**Entries**
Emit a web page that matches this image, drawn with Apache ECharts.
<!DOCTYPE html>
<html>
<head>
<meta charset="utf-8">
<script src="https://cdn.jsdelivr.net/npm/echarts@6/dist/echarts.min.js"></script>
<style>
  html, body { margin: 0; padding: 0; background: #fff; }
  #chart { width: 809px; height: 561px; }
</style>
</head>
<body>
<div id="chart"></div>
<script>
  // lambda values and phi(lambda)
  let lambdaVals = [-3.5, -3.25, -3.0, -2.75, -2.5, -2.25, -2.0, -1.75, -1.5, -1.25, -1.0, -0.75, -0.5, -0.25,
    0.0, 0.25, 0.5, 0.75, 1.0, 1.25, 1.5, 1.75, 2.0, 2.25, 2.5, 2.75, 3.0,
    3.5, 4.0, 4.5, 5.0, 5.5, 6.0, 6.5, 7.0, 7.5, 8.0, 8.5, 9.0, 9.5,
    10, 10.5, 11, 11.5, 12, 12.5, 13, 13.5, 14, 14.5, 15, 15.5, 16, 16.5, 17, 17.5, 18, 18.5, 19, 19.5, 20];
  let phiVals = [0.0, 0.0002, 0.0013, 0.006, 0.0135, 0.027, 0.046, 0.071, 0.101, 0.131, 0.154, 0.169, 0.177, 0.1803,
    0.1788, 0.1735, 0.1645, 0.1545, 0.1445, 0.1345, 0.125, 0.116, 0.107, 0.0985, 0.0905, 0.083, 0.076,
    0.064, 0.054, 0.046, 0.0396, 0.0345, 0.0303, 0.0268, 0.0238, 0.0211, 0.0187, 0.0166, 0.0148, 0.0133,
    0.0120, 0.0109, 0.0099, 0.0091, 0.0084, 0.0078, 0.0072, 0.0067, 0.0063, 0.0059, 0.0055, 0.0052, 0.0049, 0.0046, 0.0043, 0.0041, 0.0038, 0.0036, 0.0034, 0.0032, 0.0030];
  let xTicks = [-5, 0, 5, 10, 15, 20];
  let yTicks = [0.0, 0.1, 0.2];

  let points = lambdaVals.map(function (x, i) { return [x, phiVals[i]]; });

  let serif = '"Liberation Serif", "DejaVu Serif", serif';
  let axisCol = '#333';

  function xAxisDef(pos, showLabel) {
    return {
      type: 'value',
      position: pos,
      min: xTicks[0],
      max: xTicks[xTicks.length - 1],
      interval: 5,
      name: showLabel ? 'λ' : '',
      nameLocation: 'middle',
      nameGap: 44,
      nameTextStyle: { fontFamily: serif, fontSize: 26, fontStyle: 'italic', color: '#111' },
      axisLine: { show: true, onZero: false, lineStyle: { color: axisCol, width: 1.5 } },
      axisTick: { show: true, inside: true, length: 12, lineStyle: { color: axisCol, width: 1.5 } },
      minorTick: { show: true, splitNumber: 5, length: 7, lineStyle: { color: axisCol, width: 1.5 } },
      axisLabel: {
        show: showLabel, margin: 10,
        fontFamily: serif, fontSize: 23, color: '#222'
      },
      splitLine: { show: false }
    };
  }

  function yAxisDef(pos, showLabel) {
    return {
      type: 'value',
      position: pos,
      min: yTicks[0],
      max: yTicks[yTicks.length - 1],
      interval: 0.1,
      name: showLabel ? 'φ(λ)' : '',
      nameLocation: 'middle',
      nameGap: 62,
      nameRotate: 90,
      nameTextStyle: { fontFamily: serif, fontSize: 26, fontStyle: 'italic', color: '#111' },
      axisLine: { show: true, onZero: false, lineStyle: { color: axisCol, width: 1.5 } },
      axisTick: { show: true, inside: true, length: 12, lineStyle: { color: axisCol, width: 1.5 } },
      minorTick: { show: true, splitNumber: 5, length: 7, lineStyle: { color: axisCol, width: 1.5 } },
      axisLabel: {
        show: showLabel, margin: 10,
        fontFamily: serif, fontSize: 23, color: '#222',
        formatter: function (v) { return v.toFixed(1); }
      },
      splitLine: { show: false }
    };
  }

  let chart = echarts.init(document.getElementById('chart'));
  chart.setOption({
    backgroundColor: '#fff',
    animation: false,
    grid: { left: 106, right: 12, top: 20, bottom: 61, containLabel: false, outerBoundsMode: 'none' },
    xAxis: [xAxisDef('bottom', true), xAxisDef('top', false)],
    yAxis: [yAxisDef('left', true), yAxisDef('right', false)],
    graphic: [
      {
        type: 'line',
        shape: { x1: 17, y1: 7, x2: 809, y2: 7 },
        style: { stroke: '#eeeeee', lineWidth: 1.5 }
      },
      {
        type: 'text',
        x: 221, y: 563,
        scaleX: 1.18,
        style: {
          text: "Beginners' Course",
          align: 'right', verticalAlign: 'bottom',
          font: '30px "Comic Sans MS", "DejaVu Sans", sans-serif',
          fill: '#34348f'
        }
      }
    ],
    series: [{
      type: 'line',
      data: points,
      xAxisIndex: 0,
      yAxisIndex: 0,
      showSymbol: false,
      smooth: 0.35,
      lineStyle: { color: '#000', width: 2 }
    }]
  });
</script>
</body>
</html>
--
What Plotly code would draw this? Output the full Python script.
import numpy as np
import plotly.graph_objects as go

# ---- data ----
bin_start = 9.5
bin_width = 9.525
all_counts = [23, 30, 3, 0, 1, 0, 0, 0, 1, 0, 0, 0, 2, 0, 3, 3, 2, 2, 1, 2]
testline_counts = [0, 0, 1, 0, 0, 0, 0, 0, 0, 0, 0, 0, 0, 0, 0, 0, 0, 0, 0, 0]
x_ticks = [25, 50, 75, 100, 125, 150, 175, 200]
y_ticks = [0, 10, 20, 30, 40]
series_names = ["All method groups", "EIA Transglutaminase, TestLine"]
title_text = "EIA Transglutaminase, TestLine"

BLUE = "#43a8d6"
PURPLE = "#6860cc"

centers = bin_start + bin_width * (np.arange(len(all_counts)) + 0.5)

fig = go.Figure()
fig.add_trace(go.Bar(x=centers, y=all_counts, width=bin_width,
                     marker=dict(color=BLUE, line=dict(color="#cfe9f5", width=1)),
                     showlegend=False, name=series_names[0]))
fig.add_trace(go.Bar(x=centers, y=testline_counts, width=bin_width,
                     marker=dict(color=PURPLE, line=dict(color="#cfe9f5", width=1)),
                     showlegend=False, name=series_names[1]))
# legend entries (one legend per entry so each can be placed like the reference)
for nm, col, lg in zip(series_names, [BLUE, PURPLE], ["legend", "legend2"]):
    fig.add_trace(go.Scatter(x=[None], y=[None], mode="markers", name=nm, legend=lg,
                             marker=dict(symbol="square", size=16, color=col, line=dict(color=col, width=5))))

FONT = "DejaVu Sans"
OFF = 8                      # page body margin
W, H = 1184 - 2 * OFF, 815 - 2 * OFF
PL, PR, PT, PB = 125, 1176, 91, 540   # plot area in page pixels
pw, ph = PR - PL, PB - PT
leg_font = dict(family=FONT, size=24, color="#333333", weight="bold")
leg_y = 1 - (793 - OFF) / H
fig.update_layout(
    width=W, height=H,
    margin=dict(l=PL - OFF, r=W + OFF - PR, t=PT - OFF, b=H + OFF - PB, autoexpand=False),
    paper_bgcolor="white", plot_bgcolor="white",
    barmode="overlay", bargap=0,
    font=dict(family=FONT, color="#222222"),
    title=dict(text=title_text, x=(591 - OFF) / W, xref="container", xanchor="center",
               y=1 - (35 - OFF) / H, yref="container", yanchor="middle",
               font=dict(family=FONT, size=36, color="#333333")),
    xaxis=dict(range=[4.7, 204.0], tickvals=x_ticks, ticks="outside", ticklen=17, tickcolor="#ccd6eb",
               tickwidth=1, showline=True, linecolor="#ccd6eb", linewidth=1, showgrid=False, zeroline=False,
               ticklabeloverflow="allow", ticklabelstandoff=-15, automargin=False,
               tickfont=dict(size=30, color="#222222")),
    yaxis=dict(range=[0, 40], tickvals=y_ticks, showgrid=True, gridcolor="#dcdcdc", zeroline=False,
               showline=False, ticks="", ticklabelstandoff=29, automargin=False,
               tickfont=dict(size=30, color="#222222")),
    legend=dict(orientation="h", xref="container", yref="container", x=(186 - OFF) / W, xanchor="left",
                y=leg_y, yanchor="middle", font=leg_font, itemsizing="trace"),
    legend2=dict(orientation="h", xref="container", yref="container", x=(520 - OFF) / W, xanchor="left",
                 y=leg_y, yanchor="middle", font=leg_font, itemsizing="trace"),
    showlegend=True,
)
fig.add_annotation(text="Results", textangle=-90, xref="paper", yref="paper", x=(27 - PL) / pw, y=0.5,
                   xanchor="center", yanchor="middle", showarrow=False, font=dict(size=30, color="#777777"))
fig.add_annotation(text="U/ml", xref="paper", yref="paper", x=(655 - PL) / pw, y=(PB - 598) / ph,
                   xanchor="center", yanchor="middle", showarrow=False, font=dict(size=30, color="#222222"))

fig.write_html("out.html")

**Task to carry out**
Quote the data above from the line containing "What Plotly code" to the line containing "centers = bin_start", inclusive, and stop.

**Final answer**
What Plotly code would draw this? Output the full Python script.
import numpy as np
import plotly.graph_objects as go

# ---- data ----
bin_start = 9.5
bin_width = 9.525
all_counts = [23, 30, 3, 0, 1, 0, 0, 0, 1, 0, 0, 0, 2, 0, 3, 3, 2, 2, 1, 2]
testline_counts = [0, 0, 1, 0, 0, 0, 0, 0, 0, 0, 0, 0, 0, 0, 0, 0, 0, 0, 0, 0]
x_ticks = [25, 50, 75, 100, 125, 150, 175, 200]
y_ticks = [0, 10, 20, 30, 40]
series_names = ["All method groups", "EIA Transglutaminase, TestLine"]
title_text = "EIA Transglutaminase, TestLine"

BLUE = "#43a8d6"
PURPLE = "#6860cc"

centers = bin_start + bin_width * (np.arange(len(all_counts)) + 0.5)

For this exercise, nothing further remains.